These mental blind spots can sabotage even the most well-intentioned financial plans if left unchecked.

Many Nigerians struggled with the cash shortages, as they rely on physical naira currency rather than bank cards for markets and transport
Many Nigerians struggled with the cash shortages, as they rely on physical naira currency rather than bank cards for markets and transport - Copyright AFP/File STR
Many Nigerians struggled with the cash shortages, as they rely on physical naira currency rather than bank cards for markets and transport - Copyright AFP/File STR

Four common cognitive biases – present bias, overconfidence bias, anchoring bias, and herd mentality – sabotage personal finances, according to a new review from Financial expert Hakan Samuelsson. Cognitive biases are systematic patterns of deviation from norm and/or rationality in judgment.

To combat such cognitive biases and improve financial health, Samuelsson advises implementing ‘cooling off’ period for major purchases, practising zero-based budgeting, and regularly auditing subscriptions and recurring expenses.

“Understanding the biases that drive our monetary decisions is crucial for financial success,” says Hakan Samuelsson, co-founder of Quantified Strategies, has told Digital Journal.

“These mental blind spots can sabotage even the most well-intentioned financial plans if left unchecked”, continues the expert.

Samuelsson sheds light on four common cognitive biases that might be derailing your financial success – and how to outsmart them.
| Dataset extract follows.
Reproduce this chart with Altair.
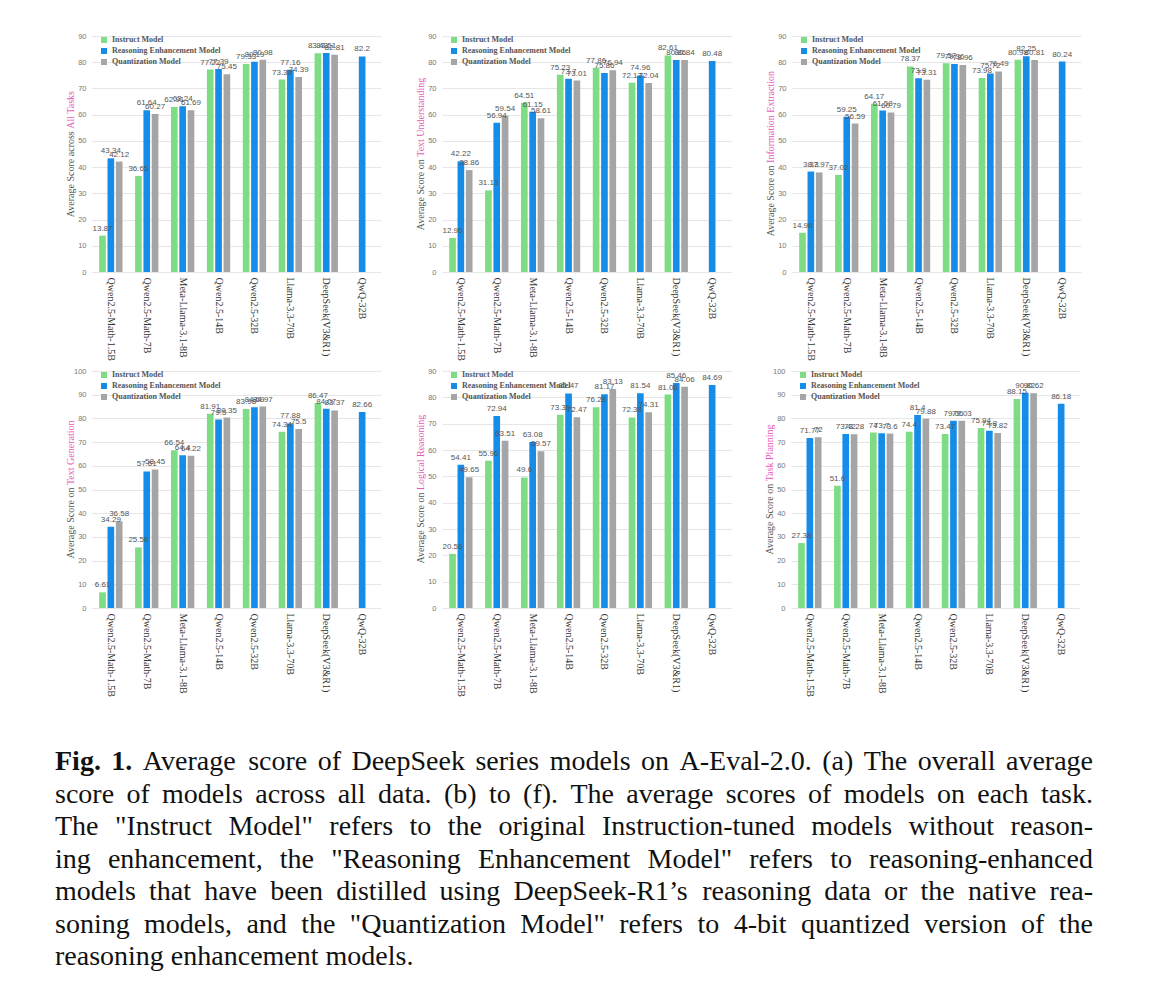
import altair as alt
import pandas as pd

cats = ["Qwen2.5-Math-1.5B", "Qwen2.5-Math-7B", "Meta-Llama-3.1-8B", "Qwen2.5-14B",
        "Qwen2.5-32B", "Llama-3.3-70B", "DeepSeek(V3&R1)", "QwQ-32B"]
models = ["Instruct Model", "Reasoning Enhancement Model", "Quantization Model"]
colors = ["#7ddc84", "#168ce9", "#a5a5a5"]
PINK = "#e65aba"

# (a) All Tasks
instruct_a = [13.87, 36.65, 62.91, 77.22, 79.33, 73.39, 83.43, None]
reason_a = [43.34, 61.64, 63.24, 77.39, 80.19, 77.16, 83.51, 82.2]
quant_a = [42.12, 60.27, 61.69, 75.45, 80.98, 74.39, 82.81, None]
# (b) Text Understanding
instruct_b = [12.96, 31.13, 64.51, 75.23, 77.86, 72.17, 82.61, None]
reason_b = [42.22, 56.94, 61.15, 73.7, 75.86, 74.96, 80.86, 80.48]
quant_b = [38.86, 59.54, 58.61, 73.01, 76.94, 72.04, 80.84, None]
# (c) Information Extraction
instruct_c = [14.96, 37.02, 64.17, 78.37, 79.57, 73.98, 80.98, None]
reason_c = [38.3, 59.25, 61.58, 73.9, 79.36, 75.72, 82.25, 80.24]
quant_c = [37.97, 56.59, 60.79, 73.31, 78.96, 76.49, 80.81, None]
# (d) Text Generation
instruct_d = [6.61, 25.56, 66.54, 81.91, 83.98, 74.34, 86.47, None]
reason_d = [34.29, 57.61, 64.4, 79.5, 84.69, 77.88, 84.07, 82.66]
quant_d = [36.58, 58.45, 64.22, 80.35, 84.97, 75.5, 83.37, None]
# (e) Logical Reasoning
instruct_e = [20.56, 55.96, 49.6, 73.36, 76.28, 72.38, 81.06, None]
reason_e = [54.41, 72.94, 63.08, 81.47, 81.17, 81.54, 85.46, 84.69]
quant_e = [49.65, 63.51, 59.57, 72.47, 83.13, 74.31, 84.06, None]
# (f) Task Planning
instruct_f = [27.38, 51.6, 74, 74.4, 73.47, 75.94, 88.15, None]
reason_f = [71.77, 73.42, 73.7, 81.4, 79.05, 74.8, 90.82, 86.18]
quant_f = [72, 73.28, 73.6, 79.88, 79.03, 73.82, 90.62, None]

titles_black = ["Average Score across", "Average Score on", "Average Score on",
                "Average Score on", "Average Score on", "Average Score on"]
titles_pink = ["All Tasks", "Text Understanding", "Information Extraction",
               "Text Generation", "Logical Reasoning", "Task Planning"]
ymaxes = [90, 90, 90, 100, 90, 100]

caption_lines = [
    "Fig. 1. Average score of DeepSeek series models on A-Eval-2.0. (a) The overall average",
    "score of models across all data. (b) to (f). The average scores of models on each task.",
    "The \"Instruct Model\" refers to the original Instruction-tuned models without reason-",
    "ing enhancement, the \"Reasoning Enhancement Model\" refers to reasoning-enhanced",
    "models that have been distilled using DeepSeek-R1\u2019s reasoning data or the native rea-",
    "soning models, and the \"Quantization Model\" refers to 4-bit quantized version of the",
    "reasoning enhancement models.",
]

# Times-like glyph widths (1/1000 em) used for text layout
TW = {' ': 250, '!': 333, '"': 408, "'": 180, '\u2019': 333, '(': 333, ')': 333, ',': 250,
      '-': 333, '.': 250, '/': 278, ':': 278, ';': 278, '&': 778,
      'A': 722, 'B': 667, 'C': 667, 'D': 722, 'E': 611, 'F': 556, 'G': 722, 'H': 722,
      'I': 333, 'J': 389, 'K': 722, 'L': 611, 'M': 889, 'N': 722, 'O': 722, 'P': 556,
      'Q': 722, 'R': 667, 'S': 556, 'T': 611, 'U': 722, 'V': 722, 'W': 944, 'X': 722,
      'Y': 722, 'Z': 611,
      'a': 444, 'b': 500, 'c': 444, 'd': 500, 'e': 444, 'f': 333, 'g': 500, 'h': 500,
      'i': 278, 'j': 278, 'k': 500, 'l': 278, 'm': 778, 'n': 500, 'o': 500, 'p': 500,
      'q': 500, 'r': 333, 's': 389, 't': 278, 'u': 500, 'v': 500, 'w': 722, 'x': 500,
      'y': 500, 'z': 444}
TWB = dict(TW)
TWB.update({'F': 611, 'i': 278, 'g': 500, '.': 250, '1': 500, ' ': 250})


def tw(s, size, table=TW):
    return sum(table.get(c, 500) for c in s) * size / 1000.0


PW = 289
LEFT = 37  # room left of each row's first plot (axis labels and rotated title)


def make_panel(ins, rea, qua, black, pink, ymax, H, spacer=False):
    rows = []
    for m, vals in zip(models, [ins, rea, qua]):
        for c, v in zip(cats, vals):
            if v is not None:
                rows.append({"cat": c, "model": m, "score": v, "label": f"{v:g}"})
    df = pd.DataFrame(rows)
    base = alt.Chart(df).encode(
        x=alt.X("cat:N", sort=cats,
                scale=alt.Scale(domain=cats, paddingInner=0.35, paddingOuter=0.2),
                axis=alt.Axis(title=None, labelAngle=90, labelFont="Liberation Serif",
                              labelFontSize=10, labelColor="#333", ticks=False,
                              domain=False, grid=False, labelPadding=5)),
        xOffset=alt.XOffset("model:N", sort=models,
                            scale=alt.Scale(domain=models, paddingInner=0.2)),
        y=alt.Y("score:Q", scale=alt.Scale(domain=[0, ymax], nice=False),
                axis=alt.Axis(title=None, values=list(range(0, ymax + 1, 10)),
                              labelFont="Liberation Sans", labelFontSize=7.5,
                              labelColor="#777", ticks=False, domain=False,
                              gridColor="#e6e6e6", labelPadding=6)),
    )
    bars = base.mark_bar().encode(
        color=alt.Color("model:N", sort=models,
                        scale=alt.Scale(domain=models, range=colors),
                        legend=alt.Legend(orient="none", legendX=8, legendY=0, title=None,
                                          direction="vertical", symbolType="square",
                                          symbolSize=36, symbolStrokeWidth=0,
                                          labelFont="Liberation Serif", labelFontSize=8,
                                          labelFontWeight="bold", labelColor="#555",
                                          rowPadding=3, labelOffset=4, padding=0))
    )
    labels = base.mark_text(baseline="alphabetic", dy=-5, font="Liberation Sans",
                            fontSize=8, color="#555").encode(text="label:N")

    fs = 10
    gap = 2.5
    wb = tw(black, fs)
    wp = tw(pink, fs)
    top = H / 2 - (wb + wp + gap) / 2
    junction = top + wp
    pink_t = alt.Chart(pd.DataFrame({"t": [pink]})).mark_text(
        angle=270, align="left", baseline="middle", font="Liberation Serif",
        fontSize=fs, color=PINK).encode(text="t:N", x=alt.value(-21), y=alt.value(junction))
    black_t = alt.Chart(pd.DataFrame({"t": [black]})).mark_text(
        angle=270, align="right", baseline="middle", font="Liberation Serif",
        fontSize=fs, color="#555").encode(text="t:N", x=alt.value(-21),
                                          y=alt.value(junction + gap))
    layers = [bars, labels, black_t, pink_t]
    if spacer:
        sp = alt.Chart(pd.DataFrame({"t": [0]})).mark_rule(opacity=0).encode(
            x=alt.value(-LEFT), x2=alt.value(-LEFT + 1), y=alt.value(0), y2=alt.value(1))
        layers.append(sp)
    return alt.layer(*layers).properties(width=PW, height=H)


series = [(instruct_a, reason_a, quant_a), (instruct_b, reason_b, quant_b),
          (instruct_c, reason_c, quant_c), (instruct_d, reason_d, quant_d),
          (instruct_e, reason_e, quant_e), (instruct_f, reason_f, quant_f)]

panels = []
for i, (ins, rea, qua) in enumerate(series):
    H = 236 if i < 3 else 237
    panels.append(make_panel(ins, rea, qua, titles_black[i], titles_pink[i], ymaxes[i], H,
                             spacer=(i % 3 == 0)))


def res(c):
    return c.resolve_scale(x="independent", y="independent", color="independent",
                           xOffset="independent").resolve_legend(color="independent")


row1 = res(alt.hconcat(*panels[:3], spacing=34))
row2 = res(alt.hconcat(*panels[3:], spacing=34))

# caption, justified word by word
CW = 1038
CFS = 28
crow = []
for li, line in enumerate(caption_lines):
    words = line.split(" ")
    bolds = [li == 0 and k < 2 for k in range(len(words))]
    widths = [tw(w, CFS, TWB if b else TW) for w, b in zip(words, bolds)]
    if li < len(caption_lines) - 1:
        g = (CW - sum(widths)) / (len(words) - 1)
        g = max(g, 3)
    else:
        g = tw(" ", CFS)
    xx = 0.0
    for w, b, wd in zip(words, bolds, widths):
        crow.append({"w": w, "line": li, "x": xx, "bold": b})
        xx += wd + g
cdf = pd.DataFrame(crow)

cbase = alt.Chart(cdf).encode(
    x=alt.X("x:Q", scale=alt.Scale(domain=[0, CW], range=[-LEFT, CW - LEFT]), axis=None),
    y=alt.Y("line:Q", scale=alt.Scale(domain=[0, 6], range=[67, 262]), axis=None),
    text="w:N",
)
cap_norm = cbase.transform_filter("!datum.bold").mark_text(
    align="left", baseline="alphabetic", font="Liberation Serif", fontSize=CFS, color="#111")
cap_bold = cbase.transform_filter("datum.bold").mark_text(
    align="left", baseline="alphabetic", font="Liberation Serif", fontSize=CFS,
    fontWeight="bold", color="#111")
caption = alt.layer(cap_norm, cap_bold).properties(width=CW - LEFT, height=275)

chart = res(alt.vconcat(row1, row2, caption, spacing=6)).properties(
    padding={"left": 47, "top": 24, "right": 5, "bottom": 5}
).configure_view(stroke=None)

chart.save("out.html", embed_options={"renderer": "svg", "actions": False})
By recognizing these biases, you can take the first crucial step towards developing healthier financial habits.

Present Bias: The Siren Song of Instant Gratification

Present bias is our tendency to prioritise immediate rewards over future benefits, even when the latter are objectively more valuable.

This bias often manifests in everyday financial decisions. Consider this scenario: you’re offered a choice between receiving $100 today or $120 in a month. Despite the 20% return, many people opt for the immediate $100. Similarly, you might find yourself impulse-buying a new gadget today instead of adding that money to your retirement fund, even though the long-term benefits of saving are far greater.

Samuelsson’s advice: “To combat present bias, visualise your future self. Before making a financial decision, ask yourself: ‘Will my future self thank me for this choice?’ This simple mental exercise can help shift your perspective from immediate gratification to long-term well-being.”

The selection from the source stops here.